───── SOURCE DATA

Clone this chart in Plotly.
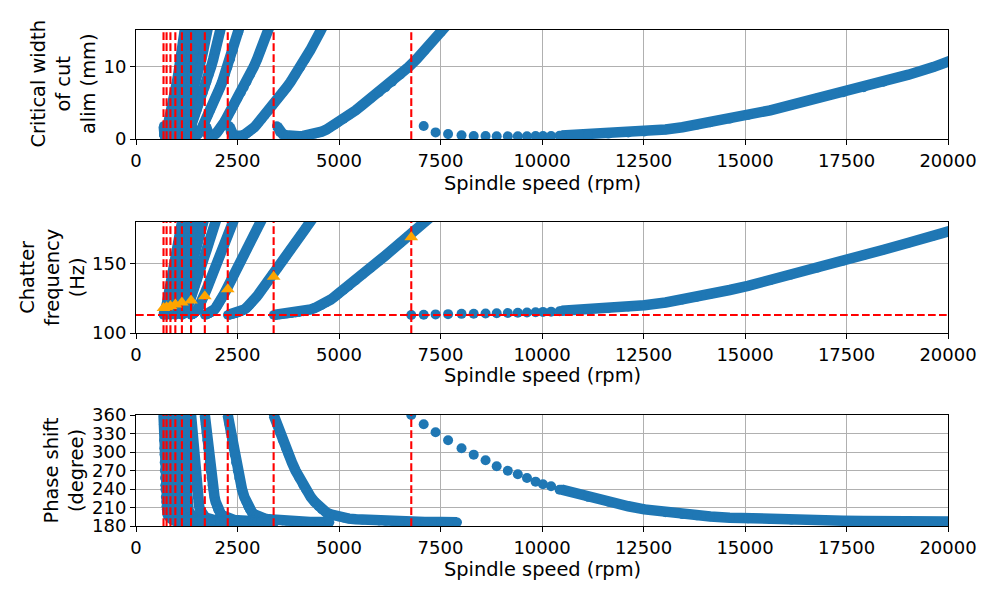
import plotly.graph_objects as go

# ---------------- data ----------------
# shared chatter-frequency samples along every lobe
fc_hz = [113.0, 113.2, 113.4, 113.6, 113.8, 114.0, 114.3, 114.6, 115.0, 115.5, 116, 117, 118, 119, 120,
         122, 124, 126, 128, 131, 134, 138, 142, 147, 152, 156, 160, 165, 170, 175, 180, 190, 200]
phase_deg = [360, 345, 332, 319, 306, 296, 283, 270, 258, 246, 239, 227, 219, 212, 207,
             202, 199, 197, 195.5, 193.5, 192, 190.8, 190, 189.2, 188.5, 188, 187.7, 187.3, 187, 186.8, 186.6, 186.3, 186]
alim_mm = [None, 1.80, 0.95, 0.68, 0.52, 0.45, 0.40, 0.38, 0.39, 0.43, 0.48, 0.60, 0.72, 0.86, 1.00,
           1.30, 1.62, 1.95, 2.28, 2.78, 3.30, 3.95, 4.70, 5.60, 6.40, 7.10, 7.85, 8.85, 9.90, 11.0, 12.2, 14.7, 17.3]

# spindle speed (rpm) of each lobe at the samples above
speed_lobe0 = [None, None, None, None, None, None, None, None, None, None, 10484, 11133, 11638, 12125, 12522,
               13046, 13459, 13815, 14142, 14623, 15075, 15623, 16143, 16782, 17418, 17923, 18412, 19028, 19636, 20236, 20836, 22030, 23226]
speed_lobe1 = [3390, 3468, 3540, 3614, 3691, 3754, 3840, 3929, 4019, 4117, 4183, 4305, 4402, 4494, 4571,
               4689, 4791, 4886, 4977, 5112, 5243, 5412, 5577, 5782, 5986, 6149, 6310, 6512, 6713, 6913, 7113, 7512, 7912]
speed_lobe2 = [2260, 2296, 2328, 2362, 2396, 2424, 2461, 2500, 2540, 2583, 2613, 2669, 2714, 2758, 2796,
               2858, 2914, 2968, 3020, 3098, 3174, 3273, 3371, 3492, 3614, 3711, 3807, 3928, 4049, 4169, 4289, 4528, 4768]
speed_lobe3 = [1695, 1716, 1735, 1754, 1774, 1790, 1811, 1834, 1857, 1881, 1900, 1934, 1962, 1989, 2014,
               2056, 2094, 2131, 2168, 2222, 2275, 2346, 2415, 2502, 2588, 2657, 2726, 2812, 2898, 2984, 3070, 3241, 3412]
speed_lobe4 = [1356, 1370, 1382, 1395, 1408, 1418, 1433, 1448, 1463, 1480, 1492, 1516, 1536, 1556, 1574,
               1605, 1634, 1663, 1690, 1732, 1774, 1828, 1882, 1949, 2016, 2070, 2123, 2190, 2257, 2324, 2390, 2524, 2657]
speed_lobe5 = [1130, 1140, 1149, 1158, 1167, 1175, 1185, 1196, 1207, 1219, 1229, 1247, 1262, 1278, 1291,
               1316, 1340, 1363, 1386, 1419, 1453, 1497, 1541, 1596, 1651, 1695, 1739, 1793, 1848, 1903, 1957, 2066, 2175]
speed_lobe6 = [969, 976, 983, 990, 997, 1003, 1011, 1019, 1027, 1037, 1044, 1059, 1071, 1084, 1095,
               1116, 1135, 1155, 1174, 1202, 1231, 1268, 1305, 1352, 1398, 1435, 1472, 1518, 1565, 1611, 1657, 1749, 1841]
speed_lobe7 = [848, 853, 859, 864, 870, 874, 881, 887, 894, 902, 908, 920, 931, 941, 951,
               968, 985, 1002, 1018, 1043, 1067, 1100, 1132, 1172, 1212, 1244, 1276, 1316, 1357, 1397, 1437, 1517, 1597]
speed_lobe8 = [753, 758, 763, 767, 772, 775, 781, 786, 792, 798, 803, 813, 823, 831, 840,
               855, 870, 885, 899, 921, 942, 971, 999, 1035, 1070, 1098, 1127, 1162, 1197, 1233, 1268, 1338, 1409]
speed_lobe9 = [678, 682, 686, 689, 693, 696, 701, 705, 710, 716, 720, 729, 737, 745, 752,
               766, 779, 792, 805, 824, 843, 869, 894, 926, 958, 983, 1008, 1040, 1072, 1103, 1135, 1198, 1261]

# widely spaced first points of lobe 0 (drawn as single dots)
lobe0_dot_speed = [6780, 7086, 7379, 7687, 8018, 8318, 8610, 8884, 9158, 9404, 9630, 9842, 10024, 10224, 10433]
lobe0_dot_alim = [None, 1.78, 0.91, 0.68, 0.50, 0.42, 0.40, 0.38, 0.38, 0.38, 0.39, 0.40, 0.41, 0.42, 0.45]
lobe0_dot_freq = [113.0, 113.2, 113.4, 113.6, 113.8, 113.9, 114.1, 114.2, 114.4, 114.6, 114.8, 115.0, 115.2, 115.4, 115.7]
lobe0_dot_phase = [360, 345, 332, 319, 306, 295.7, 286.5, 276.8, 269.7, 263.8, 257.9, 251.9, 247.6, 244.4, 238.9]

# red dashed markers: lobe start speeds and natural frequency
lobe_start_speeds = [6780, 3390, 2260, 1695, 1356, 1130, 969, 848, 753, 678]
natural_freq_hz = 113
# orange triangles in the frequency panel
triangle_freq = [169, 140.5, 131.5, 126.5, 123.5, 122, 120.5, 119.5, 118.5, 118]

x_ticks = [0, 2500, 5000, 7500, 10000, 12500, 15000, 17500, 20000]
x_range = [0, 20000]
alim_range = [0, 15]
freq_range = [100, 180]
phase_range = [180, 360]
alim_ticks = [0, 10]
freq_ticks = [100, 150]
phase_ticks = [180, 210, 240, 270, 300, 330, 360]

lobes = [speed_lobe0, speed_lobe1, speed_lobe2, speed_lobe3, speed_lobe4,
         speed_lobe5, speed_lobe6, speed_lobe7, speed_lobe8, speed_lobe9]

# ---------------- styling ----------------
BLUE = "#1f77b4"
RED = "#ff0000"
ORANGE = "#ffa500"
FONT = "DejaVu Sans"
LW = 10.5        # band (dense markers) thickness
JOINT = 9.5      # rounded joints / ends of the bands
MS = 10          # single dots
DASH = "7.7px,3.3px"
RED_W = 2.1

fig = go.Figure()

panels = [
    ("x", "y", alim_mm, lobe0_dot_alim, alim_range),
    ("x2", "y2", fc_hz, lobe0_dot_freq, freq_range),
    ("x3", "y3", phase_deg, lobe0_dot_phase, phase_range),
]

for xa, ya, values, dot_values, yr in panels:
    for sp in lobes:
        fig.add_trace(go.Scatter(
            x=sp, y=values, xaxis=xa, yaxis=ya, mode="lines+markers",
            line=dict(color=BLUE, width=LW), marker=dict(color=BLUE, size=JOINT),
            connectgaps=False, showlegend=False, hoverinfo="skip"))
    fig.add_trace(go.Scatter(
        x=lobe0_dot_speed, y=dot_values, xaxis=xa, yaxis=ya, mode="markers",
        marker=dict(color=BLUE, size=MS), showlegend=False, hoverinfo="skip"))
    vx, vy = [], []
    for s in lobe_start_speeds:
        vx += [s, s, None]
        vy += [yr[0], yr[1], None]
    fig.add_trace(go.Scatter(
        x=vx, y=vy, xaxis=xa, yaxis=ya, mode="lines",
        line=dict(color=RED, width=RED_W, dash=DASH), showlegend=False, hoverinfo="skip"))

fig.add_trace(go.Scatter(
    x=x_range, y=[natural_freq_hz, natural_freq_hz], xaxis="x2", yaxis="y2", mode="lines",
    line=dict(color=RED, width=RED_W, dash=DASH), showlegend=False, hoverinfo="skip"))
fig.add_trace(go.Scatter(
    x=lobe_start_speeds, y=triangle_freq, xaxis="x2", yaxis="y2", mode="markers",
    marker=dict(color=ORANGE, size=12, symbol="triangle-up"), showlegend=False, hoverinfo="skip"))

H_TOP, H_BOT = 30, 74
PH = 600 - H_TOP - H_BOT


def pdom(top_px, bot_px):
    return [(600 - H_BOT - bot_px) / PH, (600 - H_BOT - top_px) / PH]


axis_common = dict(
    showline=True, mirror=True, linecolor="black", linewidth=1.1,
    ticks="outside", ticklen=4.9, tickwidth=1.1, tickcolor="black",
    showgrid=True, gridcolor="#b0b0b0", gridwidth=0.8, zeroline=False,
    tickfont=dict(family=FONT, size=18, color="black"),
)

xcommon = dict(axis_common, range=x_range, tickvals=x_ticks, ticktext=[str(t) for t in x_ticks])

fig.update_layout(
    width=1000, height=600,
    margin=dict(l=136, r=52, t=H_TOP, b=H_BOT),
    paper_bgcolor="white", plot_bgcolor="white",
    showlegend=False,
    xaxis=dict(xcommon, anchor="y"),
    yaxis=dict(axis_common, range=alim_range, tickvals=alim_ticks, domain=pdom(30, 139), anchor="x"),
    xaxis2=dict(xcommon, anchor="y2"),
    yaxis2=dict(axis_common, range=freq_range, tickvals=freq_ticks, domain=pdom(222, 333), anchor="x2"),
    xaxis3=dict(xcommon, anchor="y3"),
    yaxis3=dict(axis_common, range=phase_range, tickvals=phase_ticks, domain=pdom(415, 526), anchor="x3"),
)


def px_to_paper_y(py):
    return (600 - H_BOT - py) / PH


def px_to_paper_x(px):
    return (px - 136) / (1000 - 136 - 52)


title_font = dict(family=FONT, size=19.4, color="black")
for cy in [183, 376, 569]:
    fig.add_annotation(text="Spindle speed (rpm)", xref="paper", yref="paper",
                       x=0.5, y=px_to_paper_y(cy), xanchor="center", yanchor="middle",
                       showarrow=False, font=title_font)

ytitles = [("Critical width<br>of cut<br>alim (mm)", 63, 84.5),
           ("Chatter<br>frequency<br>(Hz)", 52.5, 277.5),
           ("Phase shift<br>(degree)", 63, 470.5)]
for txt, cx, cy in ytitles:
    fig.add_annotation(text=txt, xref="paper", yref="paper",
                       x=px_to_paper_x(cx), y=px_to_paper_y(cy), xanchor="center", yanchor="middle",
                       showarrow=False, textangle=-90, align="center", font=title_font)

fig.write_html("out.html")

──────────

Give again, word for word, every line from the top of the data through the line with "12.2, 14.7, 17.3]", both ends included, and exclude the pictures.

Clone this chart in Plotly.
import plotly.graph_objects as go

# ---------------- data ----------------
# shared chatter-frequency samples along every lobe
fc_hz = [113.0, 113.2, 113.4, 113.6, 113.8, 114.0, 114.3, 114.6, 115.0, 115.5, 116, 117, 118, 119, 120,
         122, 124, 126, 128, 131, 134, 138, 142, 147, 152, 156, 160, 165, 170, 175, 180, 190, 200]
phase_deg = [360, 345, 332, 319, 306, 296, 283, 270, 258, 246, 239, 227, 219, 212, 207,
             202, 199, 197, 195.5, 193.5, 192, 190.8, 190, 189.2, 188.5, 188, 187.7, 187.3, 187, 186.8, 186.6, 186.3, 186]
alim_mm = [None, 1.80, 0.95, 0.68, 0.52, 0.45, 0.40, 0.38, 0.39, 0.43, 0.48, 0.60, 0.72, 0.86, 1.00,
           1.30, 1.62, 1.95, 2.28, 2.78, 3.30, 3.95, 4.70, 5.60, 6.40, 7.10, 7.85, 8.85, 9.90, 11.0, 12.2, 14.7, 17.3]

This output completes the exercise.